-- START TASK INPUT --

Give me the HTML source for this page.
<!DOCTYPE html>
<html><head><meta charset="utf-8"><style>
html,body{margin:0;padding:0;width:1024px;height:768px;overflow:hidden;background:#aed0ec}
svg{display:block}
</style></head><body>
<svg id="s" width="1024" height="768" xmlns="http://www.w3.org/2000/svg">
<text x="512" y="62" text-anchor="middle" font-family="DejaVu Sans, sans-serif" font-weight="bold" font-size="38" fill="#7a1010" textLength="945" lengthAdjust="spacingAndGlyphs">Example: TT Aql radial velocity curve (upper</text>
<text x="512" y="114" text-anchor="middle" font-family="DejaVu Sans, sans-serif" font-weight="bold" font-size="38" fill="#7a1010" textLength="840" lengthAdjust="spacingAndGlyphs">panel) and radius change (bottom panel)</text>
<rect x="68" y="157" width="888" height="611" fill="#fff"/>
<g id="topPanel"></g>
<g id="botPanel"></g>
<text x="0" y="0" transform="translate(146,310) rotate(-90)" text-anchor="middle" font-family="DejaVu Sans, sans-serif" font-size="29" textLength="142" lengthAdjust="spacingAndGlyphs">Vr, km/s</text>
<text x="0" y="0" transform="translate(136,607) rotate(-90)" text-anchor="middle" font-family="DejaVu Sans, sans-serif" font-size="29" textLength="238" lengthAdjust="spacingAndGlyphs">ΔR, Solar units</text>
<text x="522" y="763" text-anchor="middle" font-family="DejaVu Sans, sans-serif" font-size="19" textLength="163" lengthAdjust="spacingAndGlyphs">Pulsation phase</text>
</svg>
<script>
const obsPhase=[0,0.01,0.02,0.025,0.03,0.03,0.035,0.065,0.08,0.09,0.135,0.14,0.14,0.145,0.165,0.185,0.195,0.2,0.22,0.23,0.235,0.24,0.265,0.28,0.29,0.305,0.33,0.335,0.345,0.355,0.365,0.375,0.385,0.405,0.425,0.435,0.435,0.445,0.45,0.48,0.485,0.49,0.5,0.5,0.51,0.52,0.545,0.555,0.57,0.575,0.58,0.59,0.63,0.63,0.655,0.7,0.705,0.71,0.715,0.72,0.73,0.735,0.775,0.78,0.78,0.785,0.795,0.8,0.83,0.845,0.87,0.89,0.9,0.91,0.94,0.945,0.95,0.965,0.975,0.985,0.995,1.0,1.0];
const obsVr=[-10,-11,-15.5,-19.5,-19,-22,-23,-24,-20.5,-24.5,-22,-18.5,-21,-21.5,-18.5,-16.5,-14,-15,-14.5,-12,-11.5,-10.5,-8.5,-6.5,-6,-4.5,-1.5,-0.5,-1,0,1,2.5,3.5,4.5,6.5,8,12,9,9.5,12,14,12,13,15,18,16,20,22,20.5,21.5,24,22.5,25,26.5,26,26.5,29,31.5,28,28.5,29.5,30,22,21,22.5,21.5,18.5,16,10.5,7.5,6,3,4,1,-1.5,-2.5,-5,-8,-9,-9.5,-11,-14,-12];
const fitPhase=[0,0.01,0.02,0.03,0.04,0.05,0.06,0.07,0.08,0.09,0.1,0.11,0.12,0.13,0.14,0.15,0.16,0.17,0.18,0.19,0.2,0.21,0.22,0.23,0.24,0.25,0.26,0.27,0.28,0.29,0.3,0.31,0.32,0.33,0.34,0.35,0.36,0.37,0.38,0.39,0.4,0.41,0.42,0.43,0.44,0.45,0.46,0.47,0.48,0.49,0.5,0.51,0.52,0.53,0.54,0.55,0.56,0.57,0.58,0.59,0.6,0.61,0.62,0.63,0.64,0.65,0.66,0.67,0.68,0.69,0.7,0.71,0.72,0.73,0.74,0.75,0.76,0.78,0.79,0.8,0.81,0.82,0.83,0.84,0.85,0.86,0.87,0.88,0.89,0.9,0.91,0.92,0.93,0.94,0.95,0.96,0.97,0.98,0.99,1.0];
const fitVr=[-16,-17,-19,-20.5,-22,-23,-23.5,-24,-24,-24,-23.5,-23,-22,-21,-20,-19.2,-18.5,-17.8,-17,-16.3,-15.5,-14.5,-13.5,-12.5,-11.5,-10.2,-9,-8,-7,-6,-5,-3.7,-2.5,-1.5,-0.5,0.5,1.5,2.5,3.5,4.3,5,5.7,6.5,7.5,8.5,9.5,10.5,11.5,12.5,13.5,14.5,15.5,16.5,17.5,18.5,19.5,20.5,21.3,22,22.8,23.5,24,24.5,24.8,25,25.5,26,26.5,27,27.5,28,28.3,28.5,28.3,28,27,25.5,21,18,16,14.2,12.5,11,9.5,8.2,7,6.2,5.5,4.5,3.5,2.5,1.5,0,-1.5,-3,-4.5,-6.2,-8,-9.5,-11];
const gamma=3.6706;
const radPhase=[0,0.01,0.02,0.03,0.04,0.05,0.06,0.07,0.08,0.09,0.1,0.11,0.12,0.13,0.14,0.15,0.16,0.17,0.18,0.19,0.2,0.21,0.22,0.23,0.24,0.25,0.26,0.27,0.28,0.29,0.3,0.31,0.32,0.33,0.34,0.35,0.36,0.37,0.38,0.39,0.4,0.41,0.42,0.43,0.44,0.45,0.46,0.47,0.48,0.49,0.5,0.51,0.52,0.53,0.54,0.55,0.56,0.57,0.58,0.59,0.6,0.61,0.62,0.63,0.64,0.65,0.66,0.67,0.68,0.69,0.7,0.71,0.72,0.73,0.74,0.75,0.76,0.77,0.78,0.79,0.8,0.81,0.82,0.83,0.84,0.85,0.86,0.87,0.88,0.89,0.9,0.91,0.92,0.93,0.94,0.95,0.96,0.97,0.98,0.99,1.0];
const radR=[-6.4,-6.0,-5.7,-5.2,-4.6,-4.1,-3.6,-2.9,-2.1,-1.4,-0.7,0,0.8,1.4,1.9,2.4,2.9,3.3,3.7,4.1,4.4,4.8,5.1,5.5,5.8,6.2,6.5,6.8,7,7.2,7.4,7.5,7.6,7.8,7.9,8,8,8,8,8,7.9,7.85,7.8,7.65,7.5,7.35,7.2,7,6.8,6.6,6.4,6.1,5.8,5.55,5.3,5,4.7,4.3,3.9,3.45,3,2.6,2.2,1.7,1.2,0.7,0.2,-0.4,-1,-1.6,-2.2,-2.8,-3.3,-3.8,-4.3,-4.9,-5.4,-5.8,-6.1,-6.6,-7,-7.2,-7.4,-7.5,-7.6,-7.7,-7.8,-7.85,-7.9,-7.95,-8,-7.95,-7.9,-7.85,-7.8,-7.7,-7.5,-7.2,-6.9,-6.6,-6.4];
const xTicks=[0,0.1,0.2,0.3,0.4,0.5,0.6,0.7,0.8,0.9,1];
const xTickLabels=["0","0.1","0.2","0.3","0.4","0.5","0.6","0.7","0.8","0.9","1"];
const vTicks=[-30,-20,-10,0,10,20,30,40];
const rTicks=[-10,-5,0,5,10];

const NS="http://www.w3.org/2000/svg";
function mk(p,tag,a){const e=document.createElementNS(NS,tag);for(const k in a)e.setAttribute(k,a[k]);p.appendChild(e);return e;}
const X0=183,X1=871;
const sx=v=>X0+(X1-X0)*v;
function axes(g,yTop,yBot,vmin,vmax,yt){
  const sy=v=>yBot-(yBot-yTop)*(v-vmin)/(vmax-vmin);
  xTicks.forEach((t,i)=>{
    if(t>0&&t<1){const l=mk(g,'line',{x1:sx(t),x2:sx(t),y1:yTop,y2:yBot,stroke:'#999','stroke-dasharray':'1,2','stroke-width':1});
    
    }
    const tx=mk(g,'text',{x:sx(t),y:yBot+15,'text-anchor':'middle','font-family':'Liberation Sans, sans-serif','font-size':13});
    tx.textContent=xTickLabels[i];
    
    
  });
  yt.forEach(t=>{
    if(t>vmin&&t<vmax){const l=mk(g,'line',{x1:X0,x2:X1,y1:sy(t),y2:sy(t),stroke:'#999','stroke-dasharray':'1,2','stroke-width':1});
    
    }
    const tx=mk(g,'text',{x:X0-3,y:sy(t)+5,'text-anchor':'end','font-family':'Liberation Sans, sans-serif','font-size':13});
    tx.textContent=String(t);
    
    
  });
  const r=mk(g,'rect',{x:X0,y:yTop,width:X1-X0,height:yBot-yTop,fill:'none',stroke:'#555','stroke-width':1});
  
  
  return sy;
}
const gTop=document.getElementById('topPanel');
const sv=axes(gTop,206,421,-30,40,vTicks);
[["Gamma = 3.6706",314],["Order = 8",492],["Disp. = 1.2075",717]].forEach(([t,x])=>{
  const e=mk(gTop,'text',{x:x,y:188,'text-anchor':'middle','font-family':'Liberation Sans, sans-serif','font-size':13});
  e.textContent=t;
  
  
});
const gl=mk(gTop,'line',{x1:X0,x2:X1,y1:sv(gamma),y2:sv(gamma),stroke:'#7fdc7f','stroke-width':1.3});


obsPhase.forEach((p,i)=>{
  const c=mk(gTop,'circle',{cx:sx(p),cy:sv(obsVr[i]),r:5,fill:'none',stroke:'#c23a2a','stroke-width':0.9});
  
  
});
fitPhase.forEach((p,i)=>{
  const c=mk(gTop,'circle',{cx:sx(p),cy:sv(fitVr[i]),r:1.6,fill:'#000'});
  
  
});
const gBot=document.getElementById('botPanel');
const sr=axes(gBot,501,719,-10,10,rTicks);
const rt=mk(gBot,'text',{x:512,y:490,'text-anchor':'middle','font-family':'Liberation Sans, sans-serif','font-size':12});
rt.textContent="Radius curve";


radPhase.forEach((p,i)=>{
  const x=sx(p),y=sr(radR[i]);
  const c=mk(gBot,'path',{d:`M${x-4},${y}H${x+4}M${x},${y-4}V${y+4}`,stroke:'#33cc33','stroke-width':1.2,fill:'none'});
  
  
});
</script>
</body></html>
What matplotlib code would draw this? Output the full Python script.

-- END TASK INPUT --

YOUR OBJECTIVE: Where a line of the records above holds the word "this", copy that line.

RIGHT ANSWER:
Give me the HTML source for this page.
What matplotlib code would draw this? Output the full Python script.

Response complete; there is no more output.